The Link Between Soft Toys and Childhood Development

Back in 1903 the Peter Rabbit character became the first soft toy to be patented and since then Peter Rabbit soft toys have grown in popularity, they sit proudly on shelves and adorn beds and are loved by children (and adults) all over the world. But can they really help with childhood development? Let’s find out.

Many children have a special toy, one which they love above all others, and it’s often a cute and cuddly soft toy.

It’s the toy that they take on long car journeys and snuggle up to at night. It’s the one that you always keep a beady eye on when you’re out (losing it would be catastrophic)! That favourite soft toy is more than just an endearing plaything, it’s your child’s best friend and confidant.

It can help them to better understand the crazy world we live in, let’s face it the world can be a scary place for adults, let alone a small child! Kids aren’t as afraid to share emotions with a stuffed toy, they don’t have to articulate how they feel and try to answer difficult questions. Their precious soft toy is a friend they can always depend on.

Some children will have a favourite car or a beloved book, but soft toys are slightly different, they not only offer comfort but can also symbolise real living things.

For instance, Peter Rabbit soft toys are identifiable creatures, and in general people tend to like rabbits. Cute and fluffy, rabbits are considered to be curious and playful, always hopping around and enjoying the odd carrot here and there. Ok, so we know that real rabbits don’t wear pale blue coats, but they do get up to all sorts of mischief in vegetable gardens!

Soft toys can also help with separation anxiety. We can’t be with our child 24-7, unfortunately work, appointments and chores tend to get in the way. Leaving a child can be stressful for all concerned, but kids feel less exposed if they have a familiar friend (their treasured soft toy) with them. The connection between a child and their furry friend is a strong one, producing happy emotions, improving confidence levels and providing a sense of safety and security.

A soft toy can also be a useful learning tool.

There’s so much to learn when you’re growing up, and it can be overwhelming. Soft toys can help, you could ask your child to show their “friend” how to put on a coat or perhaps Peter Rabbit (or whoever your child adores) can join you at the table and your child can demonstrate the need for eating up their veggies – “Come on Peter, you know that carrots are good for your eyes!”

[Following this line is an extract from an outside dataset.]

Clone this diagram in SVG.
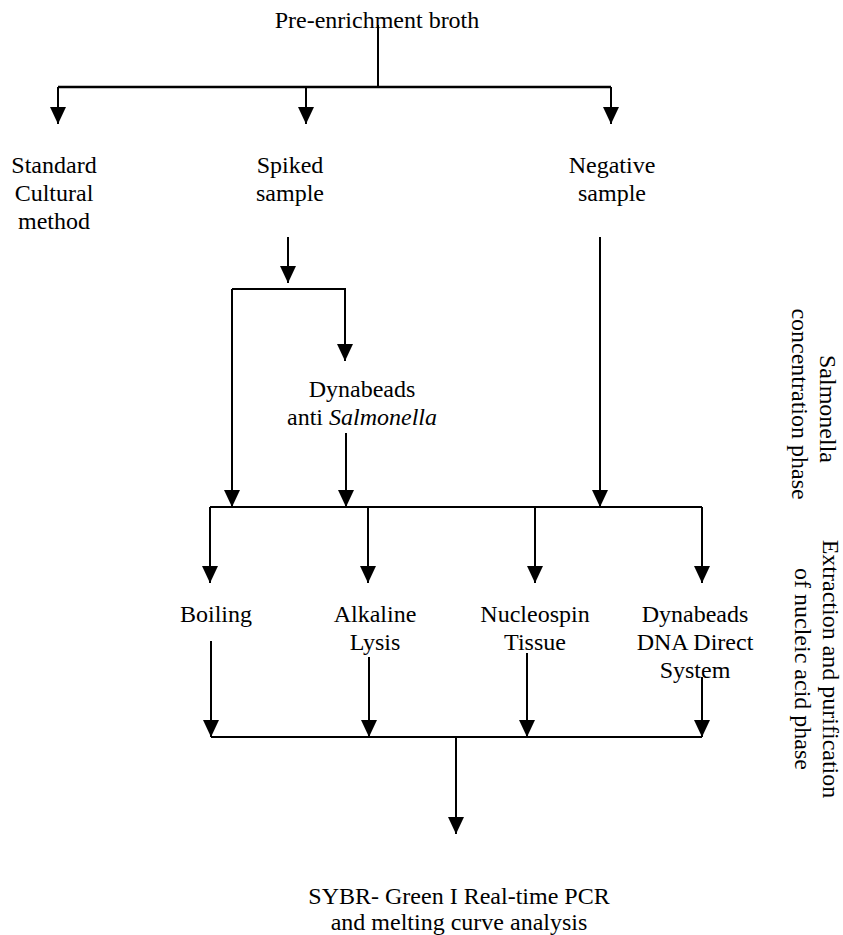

This is role playing at its best and allows kids to become grown-ups. They become the parents or teachers, showing the soft toy what to do and how to do it. This encourages your child to support others, to lead and take responsibility (not always at the forefront of a child’s mind)!

Children can’t be little angels all of the time, just like adults, they have bouts of frustration and forceful emotions that are difficult to fathom.

In younger children this can manifest itself as a tantrum (cue much crying, kicking and screaming), with parents often left feeling despondent and sometimes even at the end of their tether. A soft toy can prove to be a release for a child, something they can vent their feelings to. It can help a child to better deal with their emotions and improve their communication skills.

Communication is key and as children develop they will come into contact with people from all walks of life. A soft toy allows a child to practise and hone interaction skills.

We’ve already touched on using the soft toy as an effective teaching tool, you can use it to illustrate how to share (I have two cakes, so that’s one for you and one for Peter Rabbit). You can also teach your child the difficult skill of empathising with others, “Oh look. Peter has fallen over, let’s see if he’s ok and help to cheer him up.” 

Renowned play theorists such as Friedrich Froebel and Lev Vygotsk (to name but two), tried to instil on the world the importance of play, and this quote from Lucia Capoccione just about sums it up:

Play keeps us vital and alive. It gives us an enthusiasm for life that is irreplaceable. Without it, life just doesn’t taste good.